Inverted Index Construction
The construction of an inverted index involves several steps:
- Document Collection: Gather all the documents you want to index.
- Tokenization: Split the text of each document into terms.
- Normalization: Convert terms to a standard format (e.g., lowercase, stemming).
- Building the Index: For each term, create a posting list that contains the IDs of documents where the term appears.
Note: Be mindful of common words (stop words) that may not add significant value to the search index.
Example Code Snippet
from collections import defaultdict
def build_inverted_index(documents):
inverted_index = defaultdict(list)
for doc_id, text in enumerate(documents):
terms = text.lower().split()
for term in terms:
inverted_index[term].append(doc_id)
return dict(inverted_index)
documents = ["Hello world", "Hello from the other side", "Goodbye world"]
index = build_inverted_index(documents)
print(index)
Best Practices
- Use stemming to reduce terms to their root form.
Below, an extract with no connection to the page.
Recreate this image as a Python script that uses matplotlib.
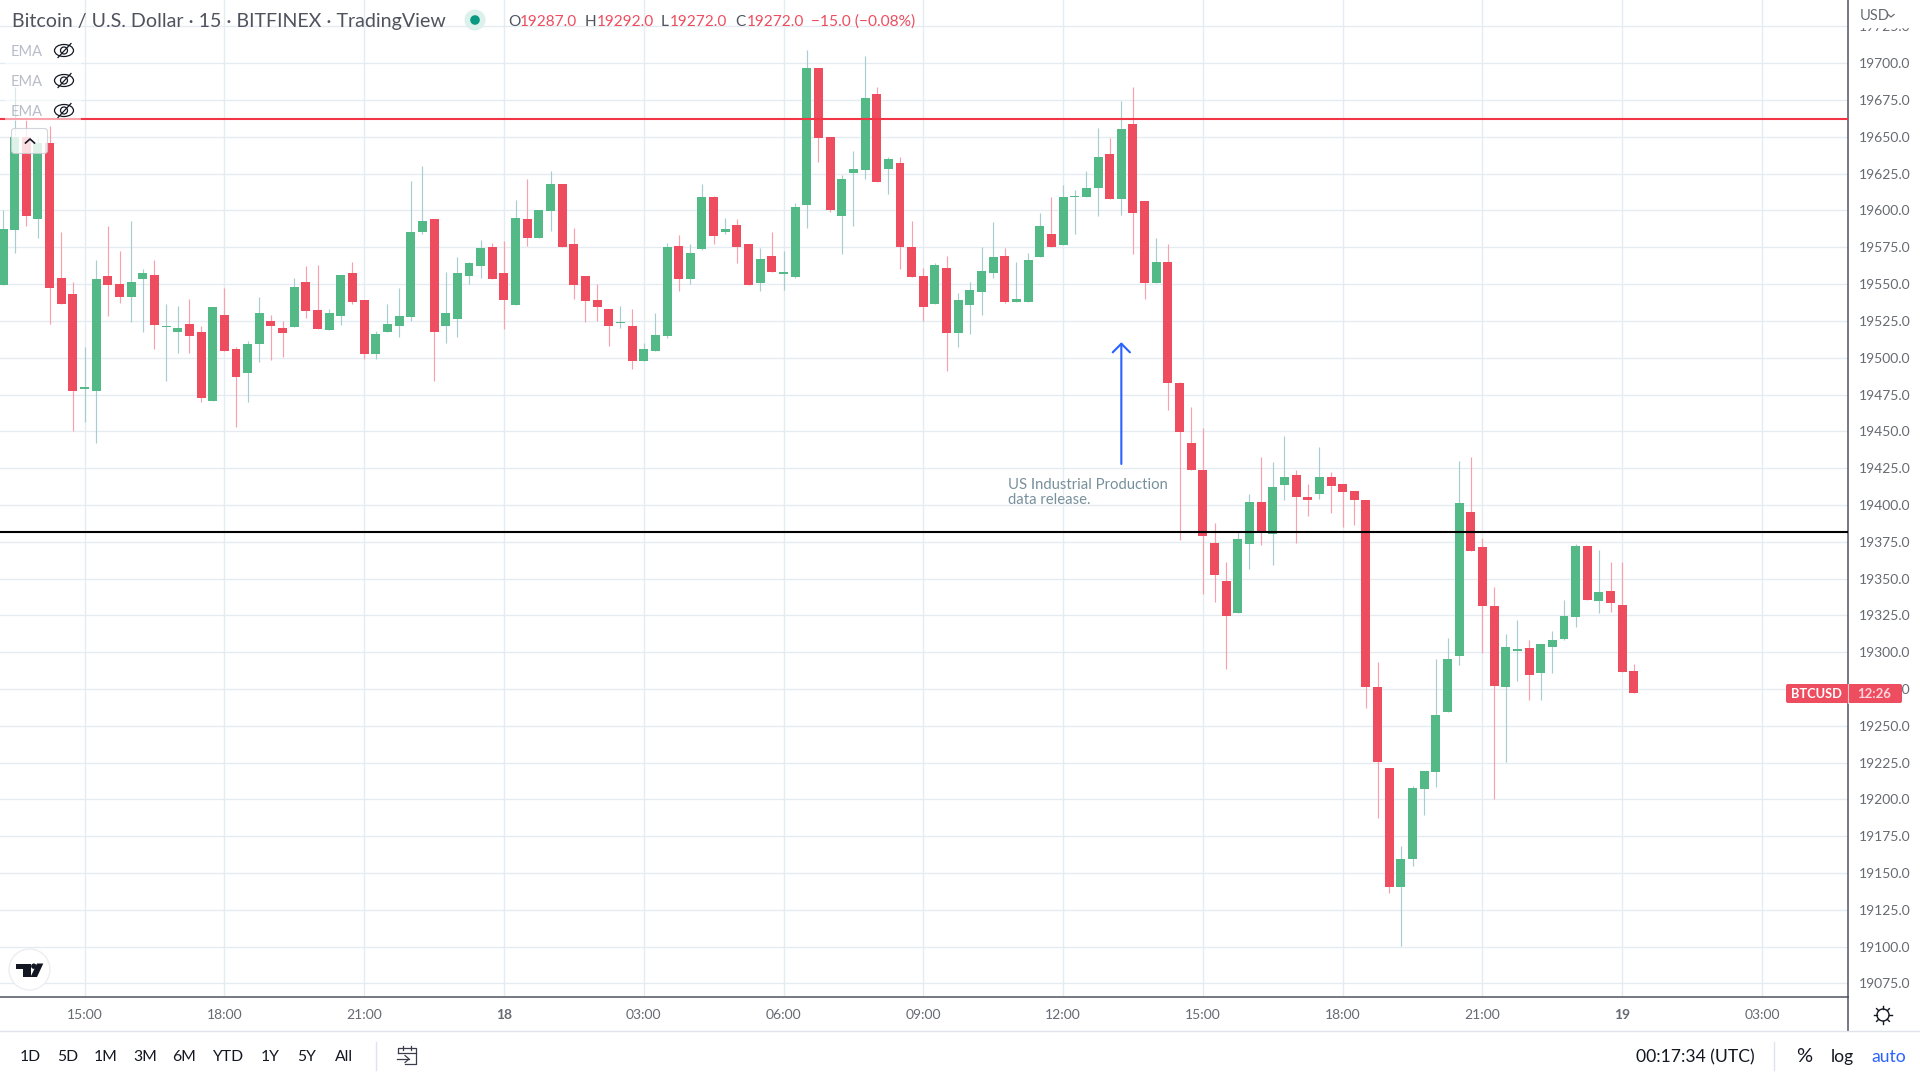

- Implement a mechanism to handle synonyms and related terms.
- Regularly update the index to reflect changes in the document collection.
- Consider using advanced data structures (like tries) for better performance.
FAQ
What is an inverted index?
An inverted index is a data structure that maps terms to their locations in a set of documents, facilitating efficient full-text search capabilities.
Why use an inverted index?
Inverted indexes allow for fast retrieval of documents containing specific terms, making them essential for search engines and full-text databases.
How does tokenization affect the index?
Tokenization impacts the quality and performance of the search index; poor tokenization can lead to less effective searches and missed results.